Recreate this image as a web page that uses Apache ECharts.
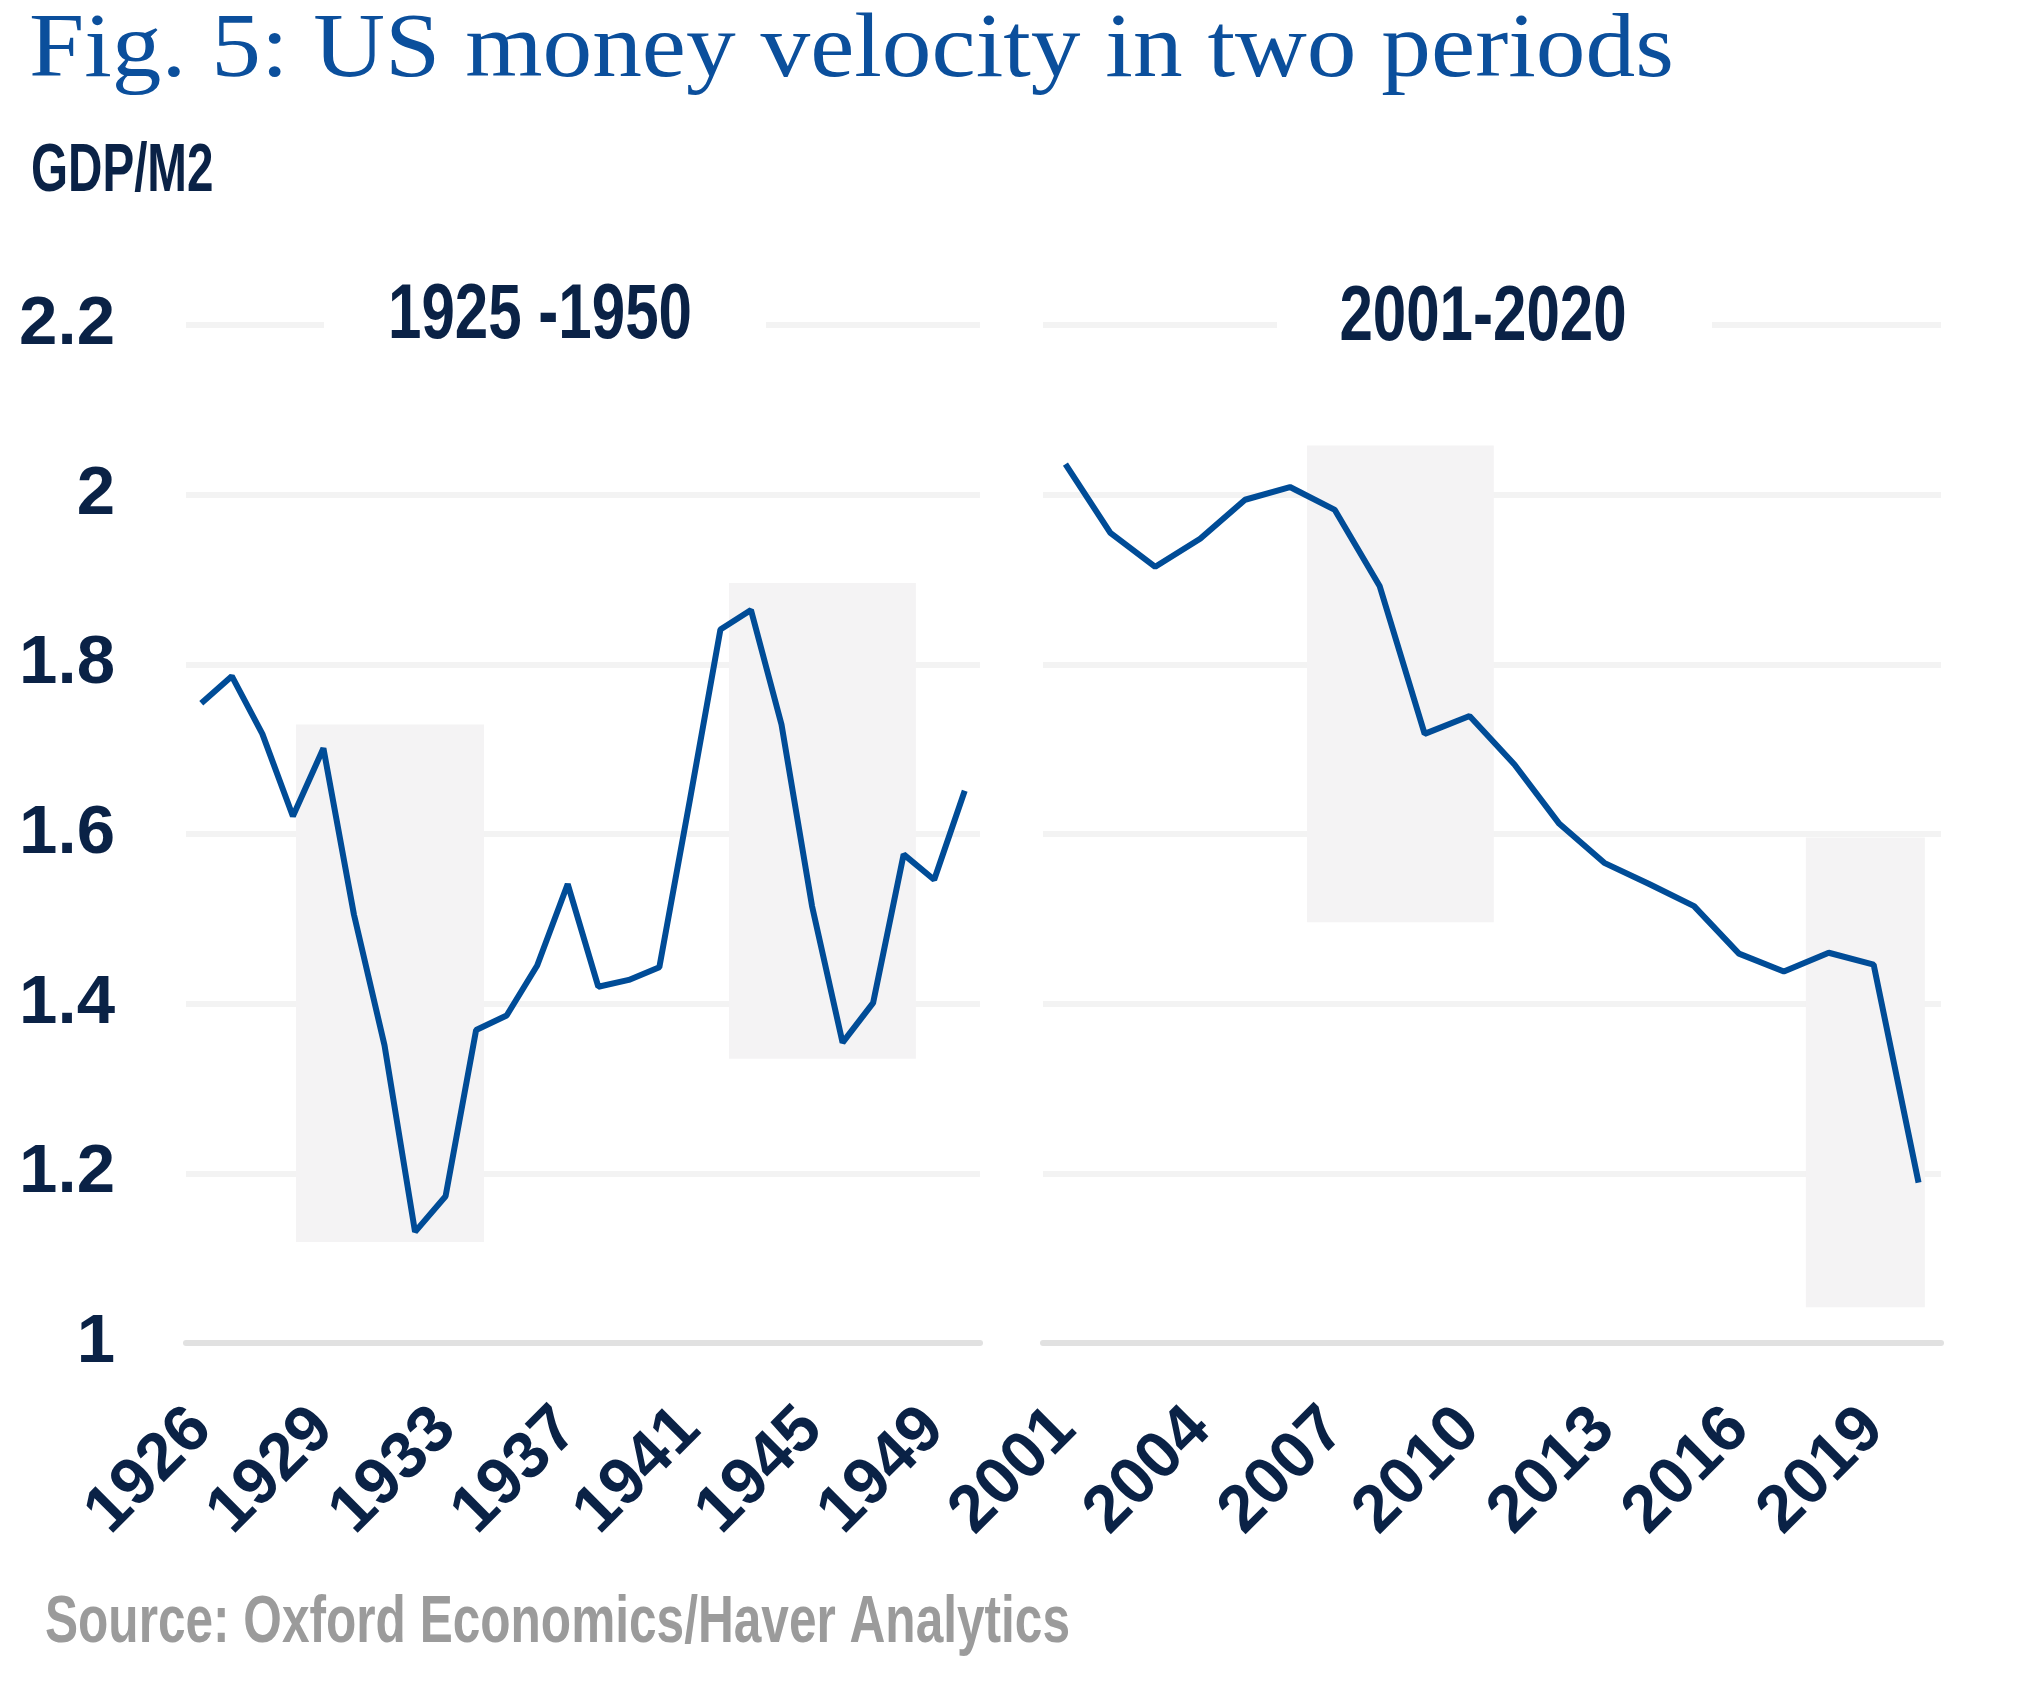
<!DOCTYPE html>
<html>
<head>
<meta charset="utf-8">
<script src="https://cdn.jsdelivr.net/npm/echarts@6/dist/echarts.min.js"></script>
<style>
html, body { margin: 0; padding: 0; background: #fff; }
#chart { width: 2028px; height: 1681px; }
</style>
</head>
<body>
<div id="chart"></div>
<script>
// 1925-1950 panel
var years1 = ['1925', '1926', '1927', '1928', '1929', '1930', '1931', '1932', '1933', '1934', '1935', '1936', '1937',
	'1938', '1939', '1940', '1941', '1942', '1943', '1944', '1945', '1946', '1947', '1948', '1949', '1950']
var velocity1 = [1.754, 1.786, 1.718, 1.621, 1.701, 1.505, 1.351, 1.131, 1.173, 1.369, 1.386, 1.445, 1.541,
	1.420, 1.428, 1.443, 1.640, 1.841, 1.864, 1.729, 1.515, 1.354, 1.401, 1.576, 1.546, 1.651]
var ticks1 = ['1926', '1929', '1933', '1937', '1941', '1945', '1949']

// 2001-2020 panel
var years2 = ['2001', '2002', '2003', '2004', '2005', '2006', '2007', '2008', '2009', '2010',
	'2011', '2012', '2013', '2014', '2015', '2016', '2017', '2018', '2019', '2020']
var velocity2 = [2.036, 1.955, 1.915, 1.948, 1.994, 2.009, 1.982, 1.892, 1.718, 1.739,
	1.682, 1.612, 1.566, 1.541, 1.515, 1.459, 1.438, 1.460, 1.446, 1.189]
var ticks2 = ['2001', '2004', '2007', '2010', '2013', '2016', '2019']

// shaded periods: [year from, year to, velocity low, velocity high]
var boxes1 = [[1928.10, 1934.26, 1.119, 1.729], [1942.28, 1948.40, 1.335, 1.896]]
var boxes2 = [[2006.38, 2010.54, 1.496, 2.058], [2017.49, 2020.14, 1.042, 1.596]]

var navy = '#0a2246'
var blue = '#004c97'
// no condensed face is installed, so static texts get squeezed with scaleX
var sans = "'Liberation Sans', Arial, sans-serif"

function renderBox(params, api) {
	var p0 = api.coord([api.value(0), api.value(3)])
	var p1 = api.coord([api.value(1), api.value(2)])
	return {
		type: 'rect',
		shape: { x: p0[0], y: p0[1], width: p1[0] - p0[0], height: p1[1] - p0[1] },
		style: { fill: '#f4f3f4' }
	}
}

function yAxisFor(gridIndex, showLabel) {
	return {
		type: 'value',
		gridIndex: gridIndex,
		min: 1,
		max: 2.2,
		interval: 0.2,
		axisLine: { show: false },
		axisTick: { show: false },
		axisLabel: {
			show: showLabel,
			margin: 71,
			padding: [0, 0, 14, 0],
			color: navy,
			fontFamily: sans,
			fontWeight: 'bold',
			fontSize: 69
		},
		splitLine: { lineStyle: { color: '#f3f3f3', width: 6 } }
	}
}

function xAxisFor(gridIndex, cats, ticks, step) {
	return {
		type: 'category',
		gridIndex: gridIndex,
		data: cats,
		boundaryGap: true,
		axisLine: { lineStyle: { color: '#e1e1e1', width: 6 } },
		axisTick: { show: false },
		axisLabel: {
			interval: step - 1,
			rotate: 45,
			margin: 76,
			color: navy,
			fontFamily: sans,
			fontWeight: 'bold',
			fontSize: 66,
			formatter: function (value, index) {
				return ticks[index / step]
			}
		}
	}
}

function squeezedText(text, x, y, align, size, sx, color, family, weight) {
	return {
		type: 'text',
		x: x,
		y: y,
		scaleX: sx,
		z: 60,
		style: {
			text: text,
			fill: color,
			font: weight + ' ' + size + 'px ' + family,
			textAlign: align,
			textVerticalAlign: 'middle'
		}
	}
}

var chart = echarts.init(document.getElementById('chart'))

var option = {
	backgroundColor: '#fff',
	animation: false,
	graphic: [
		squeezedText('Fig. 5: US money velocity in two periods', 29, 52, 'left', 92, 1.08, '#0b4f9c', "'Liberation Serif', serif", 'normal'),
		squeezedText('GDP/M2', 31, 172, 'left', 68, 0.70, navy, sans, 'bold'),
		// white masks break the top gridline behind the panel headings
		{ type: 'rect', shape: { x: 324, y: 300, width: 442, height: 50 }, style: { fill: '#fff' }, z: 50 },
		{ type: 'rect', shape: { x: 1277, y: 300, width: 435, height: 50 }, style: { fill: '#fff' }, z: 50 },
		squeezedText('1925 -1950', 540, 317, 'center', 77, 0.78, navy, sans, 'bold'),
		squeezedText('2001-2020', 1483, 319, 'center', 77, 0.78, navy, sans, 'bold'),
		squeezedText('Source: Oxford Economics/Haver Analytics', 45, 1624, 'left', 67, 0.74, '#9b9b9b', sans, 'bold')
	],
	grid: [
		{ left: 186, right: 1048, top: 325, bottom: 338 },
		{ left: 1043, right: 87, top: 325, bottom: 338 }
	],
	xAxis: [
		xAxisFor(0, years1, ticks1, 4),
		xAxisFor(1, years2, ticks2, 3),
		{ type: 'value', gridIndex: 0, min: 1924.5, max: 1950.5, show: false },
		{ type: 'value', gridIndex: 1, min: 2000.5, max: 2020.5, show: false }
	],
	yAxis: [yAxisFor(0, true), yAxisFor(1, false)],
	series: [{
		type: 'custom',
		xAxisIndex: 2,
		yAxisIndex: 0,
		renderItem: renderBox,
		data: boxes1,
		z: 1
	}, {
		type: 'custom',
		xAxisIndex: 3,
		yAxisIndex: 1,
		renderItem: renderBox,
		data: boxes2,
		z: 1
	}, {
		type: 'line',
		xAxisIndex: 0,
		yAxisIndex: 0,
		data: velocity1,
		symbol: 'none',
		lineStyle: { color: blue, width: 6 },
		z: 3
	}, {
		type: 'line',
		xAxisIndex: 1,
		yAxisIndex: 1,
		data: velocity2,
		symbol: 'none',
		lineStyle: { color: blue, width: 6 },
		z: 3
	}]
}

chart.setOption(option)
</script>
</body>
</html>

• [Set problem]: Pictures are excluded: retype only the lines from the beginning of the listing above through the line with "2020.14, 1.042, 1.596]]", both included.

• [Task answer]:
Recreate this image as a web page that uses Apache ECharts.
<!DOCTYPE html>
<html>
<head>
<meta charset="utf-8">
<script src="https://cdn.jsdelivr.net/npm/echarts@6/dist/echarts.min.js"></script>
<style>
html, body { margin: 0; padding: 0; background: #fff; }
#chart { width: 2028px; height: 1681px; }
</style>
</head>
<body>
<div id="chart"></div>
<script>
// 1925-1950 panel
var years1 = ['1925', '1926', '1927', '1928', '1929', '1930', '1931', '1932', '1933', '1934', '1935', '1936', '1937',
	'1938', '1939', '1940', '1941', '1942', '1943', '1944', '1945', '1946', '1947', '1948', '1949', '1950']
var velocity1 = [1.754, 1.786, 1.718, 1.621, 1.701, 1.505, 1.351, 1.131, 1.173, 1.369, 1.386, 1.445, 1.541,
	1.420, 1.428, 1.443, 1.640, 1.841, 1.864, 1.729, 1.515, 1.354, 1.401, 1.576, 1.546, 1.651]
var ticks1 = ['1926', '1929', '1933', '1937', '1941', '1945', '1949']

// 2001-2020 panel
var years2 = ['2001', '2002', '2003', '2004', '2005', '2006', '2007', '2008', '2009', '2010',
	'2011', '2012', '2013', '2014', '2015', '2016', '2017', '2018', '2019', '2020']
var velocity2 = [2.036, 1.955, 1.915, 1.948, 1.994, 2.009, 1.982, 1.892, 1.718, 1.739,
	1.682, 1.612, 1.566, 1.541, 1.515, 1.459, 1.438, 1.460, 1.446, 1.189]
var ticks2 = ['2001', '2004', '2007', '2010', '2013', '2016', '2019']

// shaded periods: [year from, year to, velocity low, velocity high]
var boxes1 = [[1928.10, 1934.26, 1.119, 1.729], [1942.28, 1948.40, 1.335, 1.896]]
var boxes2 = [[2006.38, 2010.54, 1.496, 2.058], [2017.49, 2020.14, 1.042, 1.596]]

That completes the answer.